Messaging and notifications matter too, but they should support accountability rather than turn the app into a chat tool with fitness features attached. Clients need reminders, prompts, and timely feedback. Coaches need to answer questions in context and keep communication attached to actions, not random message threads.

Automation is useful, but only when it protects coaching quality

This is where many platforms overpromise. Automation is valuable because it removes repetitive tasks, not because it replaces coach thinking. That distinction matters.

If an app can flag low adherence, summarize check-in trends, suggest a macro adjustment, or surface stalled lifts, that creates leverage. It gives the coach a better starting point and reduces admin load. If it pushes generic decisions without context, it can make coaching worse.

The best use of AI and automation in coaching is practical. It should help with pattern recognition, draft support, operational speed, and consistency. It should not flatten the nuance of a real client case. A postpartum client, a traveling executive, and a contest prep athlete do not need the same interventions, even if their weekly data looks similar at first glance.

That is why evidence-based systems matter. The platform should make it easier to apply good coaching principles - progressive overload, energy balance, recovery management, adherence monitoring, and individualized adjustment - at scale. It should not bury those principles under gimmicks.

What better software changes for the client

Coaches often evaluate software based on their own workflow, which makes sense, but the client experience is just as important. A client who can see their workouts, nutrition targets, habits, progress, and feedback in one place is more likely to stay engaged.
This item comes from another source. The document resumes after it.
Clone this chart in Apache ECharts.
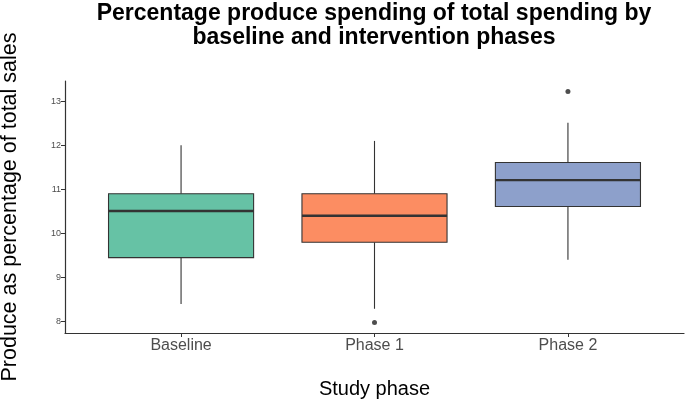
<!DOCTYPE html>
<html>
<head>
<meta charset="utf-8">
<script src="https://cdn.jsdelivr.net/npm/echarts@6/dist/echarts.min.js"></script>
<style>html,body{margin:0;padding:0;background:#fff}#c{width:685px;height:402px}</style>
</head>
<body>
<div id="c"></div>
<script>
const categories = ['Baseline', 'Phase 1', 'Phase 2'];
const whiskerLow = [8.40, 8.29, 9.40];
const q1 = [9.45, 9.80, 10.61];
const median = [10.51, 10.40, 11.21];
const q3 = [10.90, 10.90, 11.61];
const whiskerHigh = [12.00, 12.10, 12.51];
const outliers = [[1, 7.98], [2, 13.22]];
const fills = ['#66C2A5', '#FC8D62', '#8DA0CB'];
const yTicks = [8, 9, 10, 11, 12, 13];
const titleLines = ['Percentage produce spending of total spending by', 'baseline and intervention phases'];

const boxData = categories.map((c, i) => [i, whiskerLow[i], q1[i], median[i], q3[i], whiskerHigh[i]]);

const chart = echarts.init(document.getElementById('c'), null, {renderer: 'canvas'});
const FONT = '"Liberation Sans", Arial, Helvetica, sans-serif';
const LINE = '#333333';

chart.setOption({
  animation: false,
  backgroundColor: '#ffffff',
  textStyle: {fontFamily: FONT},
  grid: {left: 65, right: 1, top: 81, bottom: 69, containLabel: false, outerBoundsMode: 'none'},
  graphic: [
    {type: 'text', x: 374, y: 1, style: {text: titleLines.join('\n'), fontSize: 23, fontWeight: 'bold', fill: '#000', fontFamily: FONT, lineHeight: 24.5, align: 'center'}, z: 10}
  ],
  xAxis: {
    type: 'value', min: -0.6, max: 2.6,
    splitLine: {show: false},
    axisLine: {show: true, onZero: false, lineStyle: {color: LINE, width: 1.2}},
    axisTick: {show: true, length: 4, lineStyle: {color: LINE}, customValues: [0, 1, 2]},
    axisLabel: {customValues: [0, 1, 2], formatter: v => categories[Math.round(v)], color: '#4d4d4d', fontSize: 16, margin: 5, fontFamily: FONT},
    name: 'Study phase', nameLocation: 'middle', nameGap: 46,
    nameTextStyle: {fontSize: 20, color: '#000', fontFamily: FONT}
  },
  yAxis: {
    type: 'value', min: 7.74, max: 13.46,
    splitLine: {show: false},
    axisLine: {show: true, onZero: false, lineStyle: {color: LINE, width: 1.2}},
    axisTick: {show: true, length: 4, lineStyle: {color: LINE}, customValues: yTicks},
    axisLabel: {customValues: yTicks, color: '#4d4d4d', fontSize: 9, margin: 4, fontFamily: FONT},
    name: 'Produce as percentage of total sales', nameLocation: 'middle', nameGap: 44, nameRotate: 90,
    nameTextStyle: {fontSize: 21.5, color: '#000', fontFamily: FONT}
  },
  series: [
    {
      type: 'custom',
      data: boxData,
      encode: {x: 0, y: [1, 2, 3, 4, 5]},
      renderItem: function (params, api) {
        const x = api.value(0);
        const w = api.size([0.75, 0])[0];
        const pLow = api.coord([x, api.value(1)]);
        const pQ1 = api.coord([x, api.value(2)]);
        const pMed = api.coord([x, api.value(3)]);
        const pQ3 = api.coord([x, api.value(4)]);
        const pHigh = api.coord([x, api.value(5)]);
        const cx = pMed[0];
        const stroke = {stroke: LINE, lineWidth: 1.1};
        return {
          type: 'group',
          children: [
            {type: 'line', shape: {x1: cx, y1: pHigh[1], x2: cx, y2: pQ3[1]}, style: stroke},
            {type: 'line', shape: {x1: cx, y1: pQ1[1], x2: cx, y2: pLow[1]}, style: stroke},
            {type: 'rect', shape: {x: cx - w / 2, y: pQ3[1], width: w, height: pQ1[1] - pQ3[1]}, style: {fill: fills[params.dataIndex], stroke: LINE, lineWidth: 1.1}},
            {type: 'line', shape: {x1: cx - w / 2, y1: pMed[1], x2: cx + w / 2, y2: pMed[1]}, style: {stroke: LINE, lineWidth: 2.4}}
          ]
        };
      }
    },
    {
      type: 'scatter',
      data: outliers,
      symbol: 'circle',
      symbolSize: 5,
      itemStyle: {color: '#222'}
    }
  ]
});
</script>
</body>
</html>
That daily visibility supports adherence. Clients do better when expectations are clear, progress is easy to track, and feedback loops are short. This lines up with what the literature shows on self-monitoring and behavior change. People are more likely to follow through when the process is visible and the next action is obvious.

It also improves professionalism. A branded, organized mobile experience signals that the coach runs a serious service, not a patchwork operation. That affects perceived value. In a market where clients compare coaching offers quickly, presentation and structure can influence both conversion and retention.

How to evaluate the right platform for your business

The best app depends on your coaching model. A solo online nutrition coach has different needs than a hybrid gym owner or a physique prep team. Still, the evaluation criteria are fairly consistent.

Start with workflow fit. Can the platform handle your actual delivery model, or will you still need outside tools for major parts of the job? Then look at scalability. Will it still work when you double your roster, add assistant coaches, or expand your service tiers?

Next, assess the quality of the client experience. Is the app intuitive, fast, and mobile-first? Does it make adherence easier? Then evaluate the automation carefully. Look for features that reduce repetitive work while keeping your coaching judgment in control.

Finally, think in business terms, not just feature terms. Saving five to ten minutes per client each week becomes significant very fast. Better check-in consistency improves retention. Cleaner reporting supports better decisions. A unified platform does not just tidy your workflow. It can change your margins.

For coaches who want one system that combines programming, nutrition, check-ins, analytics, automation, and branded delivery, platforms like CoachingPortal are built around that exact operational problem. The value is not simply having more features. It is having the right features working together inside a coaching workflow that scales.

A nutrition and training app for coaches should help you coach at a higher level with less friction. If your current setup still depends on workarounds, manual reviews, and disconnected tools, the issue is probably not effort. It is infrastructure. And better infrastructure gives good coaches room to grow.